Julia Schütze: Der Frauenchor ist ihre Großfamilie

Julia Schütze ist mit 28 Jahren jüngste Mitsängerin im Frauenchor Hochdahl. Singen bedeutet ihr viel.

Julia Schütze: Der Frauenchor ist ihre Großfamilie
Foto: Janicki

Erkrath. So wie Julia Schütze aussieht, würde man sie eher in einer Indie-Band als Leadsängerin vermuten als im Frauenchor Hochdahl: Strickmütze auf dem langen Haar, schwarze Brille und enge Jeans. „Ich würde auch gerne in einer Band singen“, sagt die junge Sopranistin des Frauenchores. Doch die 73 Sängerinnen, von denen sie mit 28 Jahren die jüngste ist, würde sie deshalb nie verlassen. „Das ist meine Großfamilie“, sagt sie von den Damen, die ihre Mütter sein könnten.

Seit zwei Jahren probt die Erkratherin kontinuierlich jeden Mittwoch im St.-Franziskus-Haus mit dem Chor für Auftritte, wie beispielsweise den morgen im Lokschuppen. Singen und Musik sind ihr Leben. „Als ich 14 war, sagte meine Oma: Kind, Du hast so eine schöne Stimme. Du musst in einen Chor gehen.“ Das war damals in Waren am Müritzsee. Später zog Julia um nach Erkrath. Und da war es die Mutter des Freundes, die nach dem Einblick in Julias Noten begeistert feststellte: „Du beherrschst ja die Hälfte des Repertoires des Hochdahler Frauenchores. Das war vor zwei Jahren.

Außer dem familiären Beisammensein von drei Generationen im Chor schätzt Julia, dass sie hier ihre Stimme in Seminaren und Workshops weiterbilden kann und natürlich den Chorleiter Thomas Gabrisch, der Professor an der Robert Schumann-Hochschule ist. „Hier singe ich von allem was, mal Klassik, mal Oper, mal Pop“, erzählt sie, „vom Chor der Hexen aus Macbeth über das Zigeunermädchen bis ABBA und Elton John.“

Singen bedeutet der Erzieherin, die in Wuppertal arbeitet, viel.
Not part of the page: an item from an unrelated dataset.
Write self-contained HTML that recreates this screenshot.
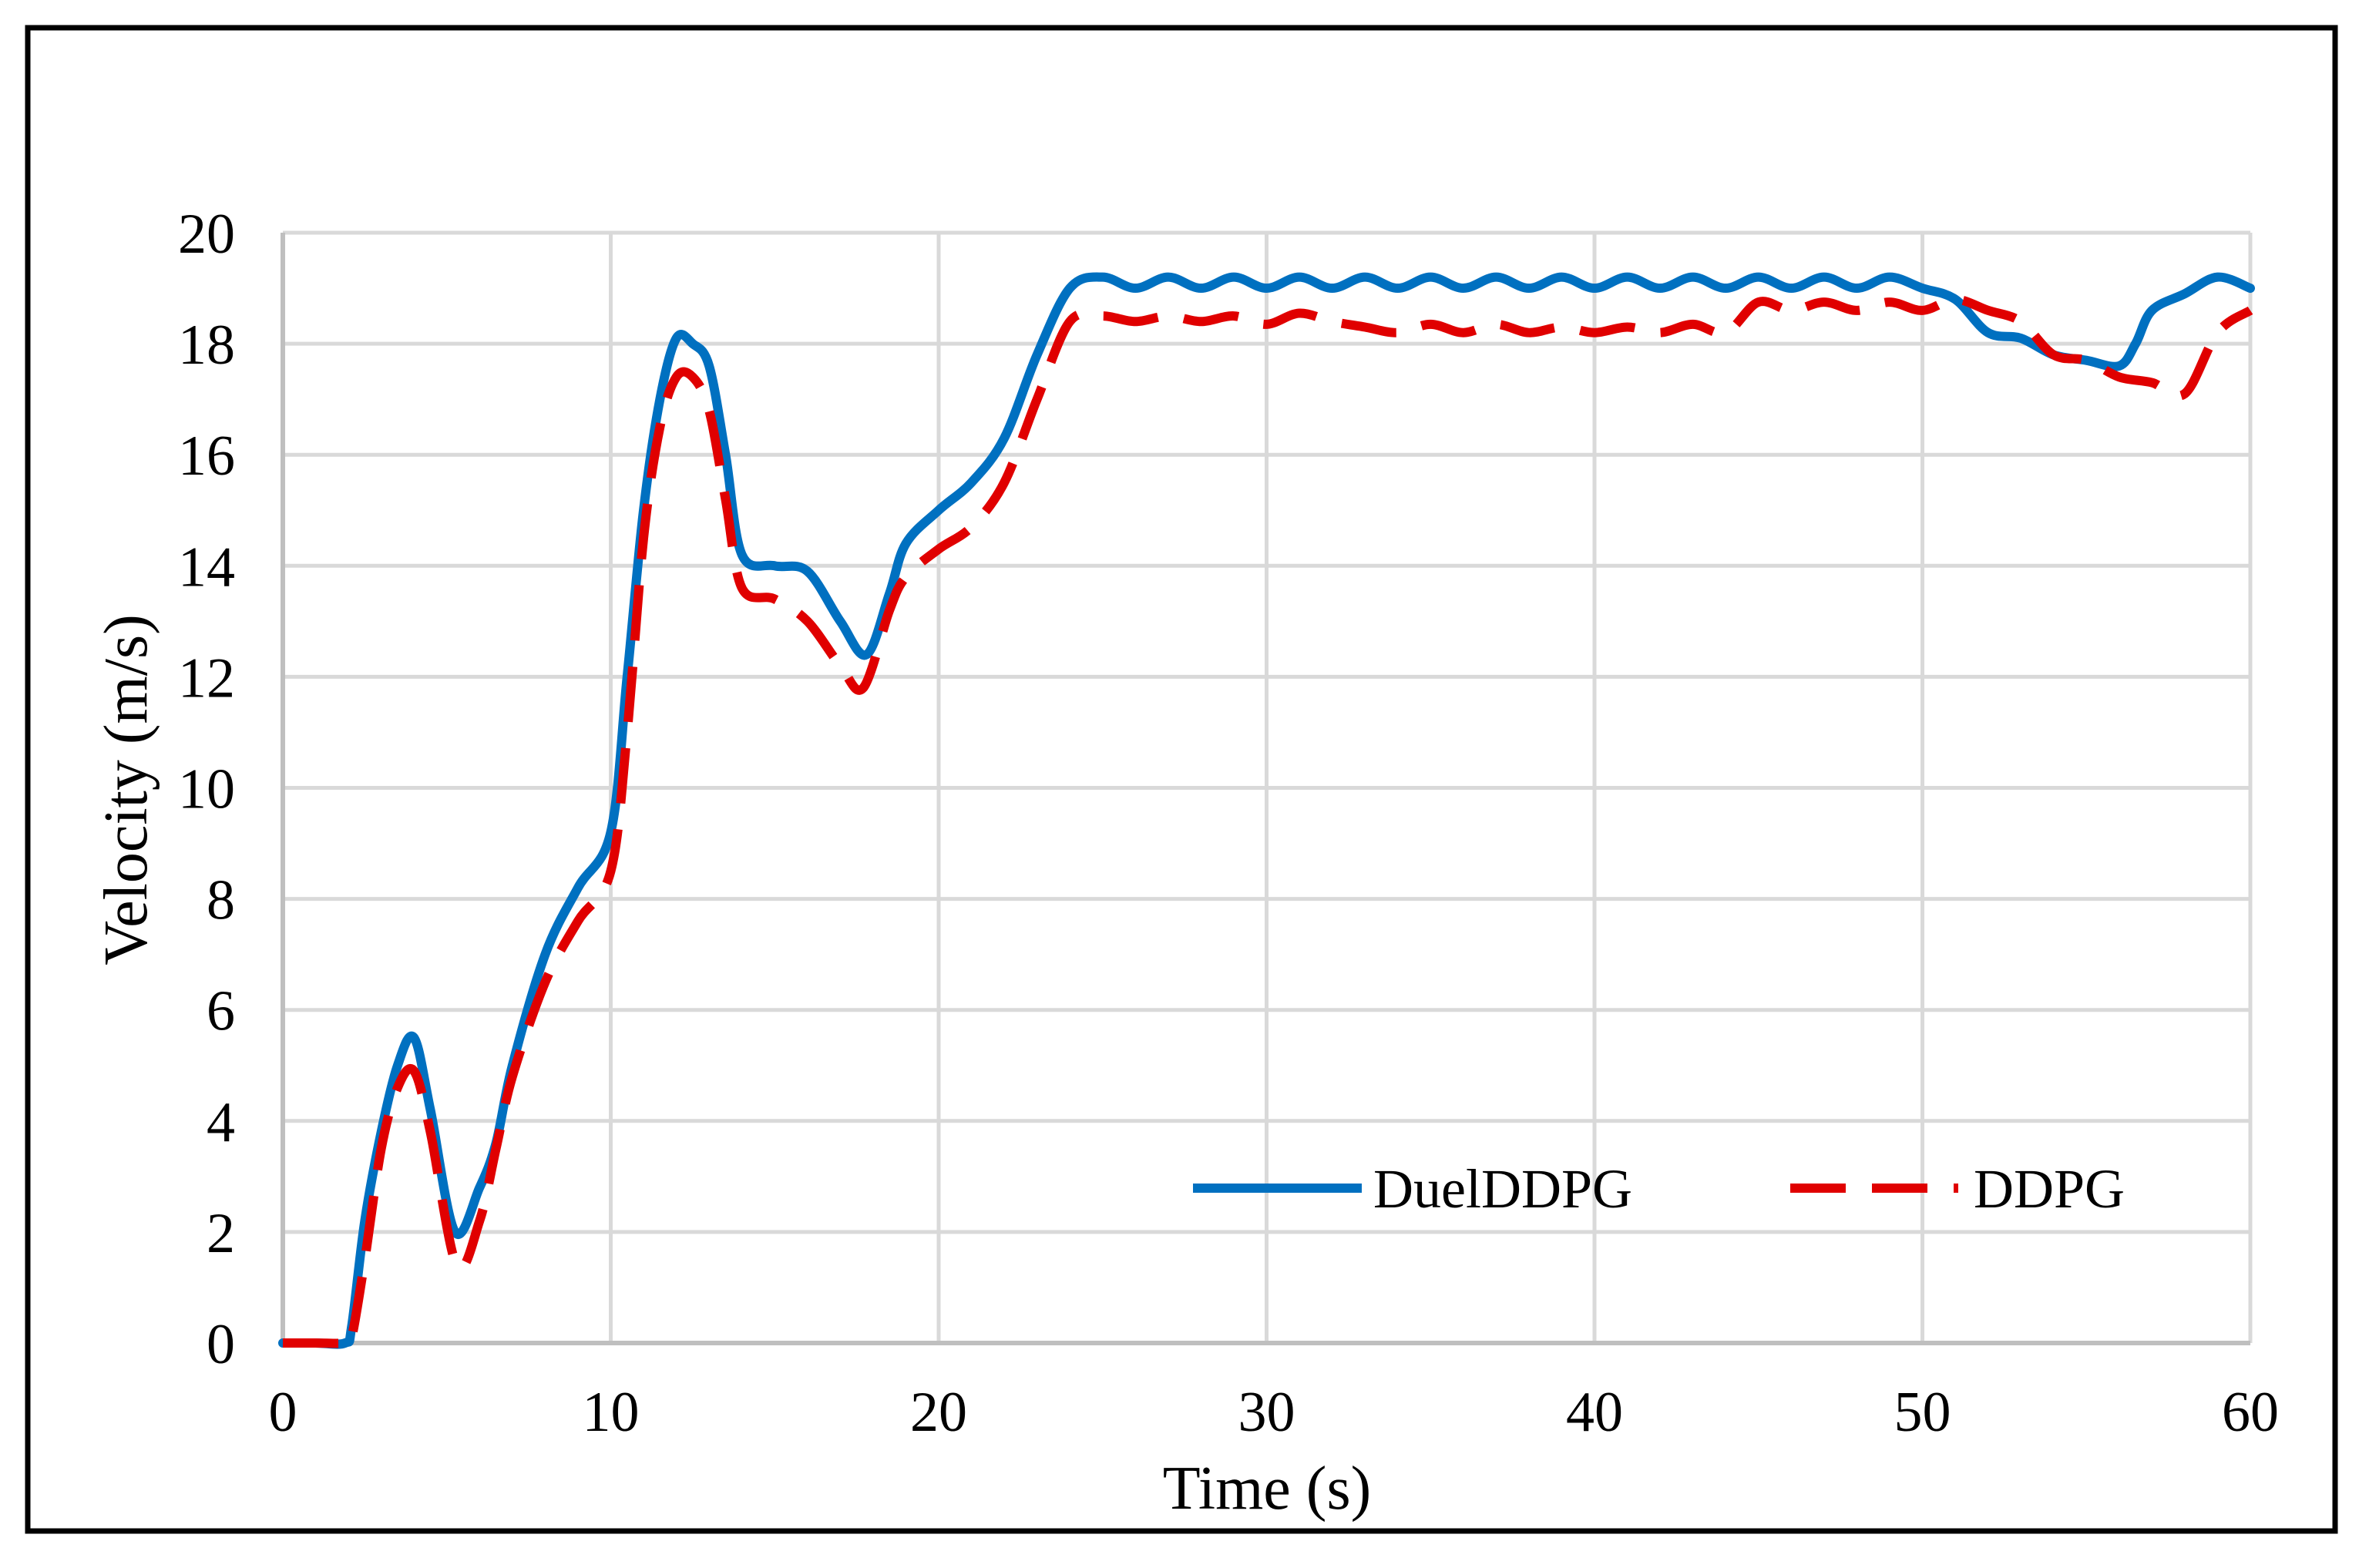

Am liebsten hätte sie die Musik zum Beruf machen. „Aber für eine professionelle Karriere als Sängerin ist es einfach zu spät“, sagt sie. „Doch im Kindergarten hat man ja auch viel mit Musik zu tun.“ Daneben spielt Julia klassische Gitarre.

Singen — das bringt ihr einen freien Kopf nach einem stressigen Tag, das lässt sie zur Ruhe kommen. „Musik heilt alles“ — lautet ihr Leitsatz. „Die höre ich, wenn ich zur Arbeit fahre, um wachzuwerden, und wenn in der Familie was passiert ist, zum Verarbeiten. Singen gibt mir neuen Mut und neue Motivation.“

Wenn sie könnte, wie sie wollte, wären Musicals ihre Favoriten im Chor: „Tanz der Vampire“ und „Rocky Horror Picture Show“ beispielsweise. Doch eine Gänsehaut bekam sie auch beim gemeinsam vorgetragenen Carmina Burana in der Stadthalle in Erkrath. „Manchmal“, sagt sie, „verdrückt man sich sogar als Sänger ein Tränchen, so ergreifend ist es.“

Obwohl Julia Schütze für ihren Chor im Bekanntenkreis Reklame macht, lassen sich nur wenige junge Leute nachhaltig begeistern. „Manche trauen sich einfach nicht, zu singen. Da kann ich nur sagen, einfach kommen und ausprobieren, wir geben jegliche Hilfestellung“, sagt sie. Denn ein paar junge Sängerinnen mehr in der „Großfamilie“ würden nicht nur Julia, sondern auch den übrigen Damen gefallen. Allerdings müssten sie auch bereit sein, regelmäßig einmal wöchentlich zu den Proben zu erscheinen.

Nicht zuletzt fördert Singen auch die Intelligenz, wie jeder weiß, sagt Julia Schütze. Und deshalb sei es immer ein Gewinn. — Zumal der Hochdahler Frauenchor auch noch in vielen Sprachen singt: italienisch, spanisch, französisch, englisch, lateinisch und sogar chinesisch.

„Noten benennen“ kann Julia übrigens nicht. „Ich weiß, wo es rauf und wo runter geht“, sagt sie, „aber sonst singe ich nur nach Gehör.“ Und das klappt offenbar vorzüglich und sollte auch Neuligen Mut machen, es im Chor zu versuchen.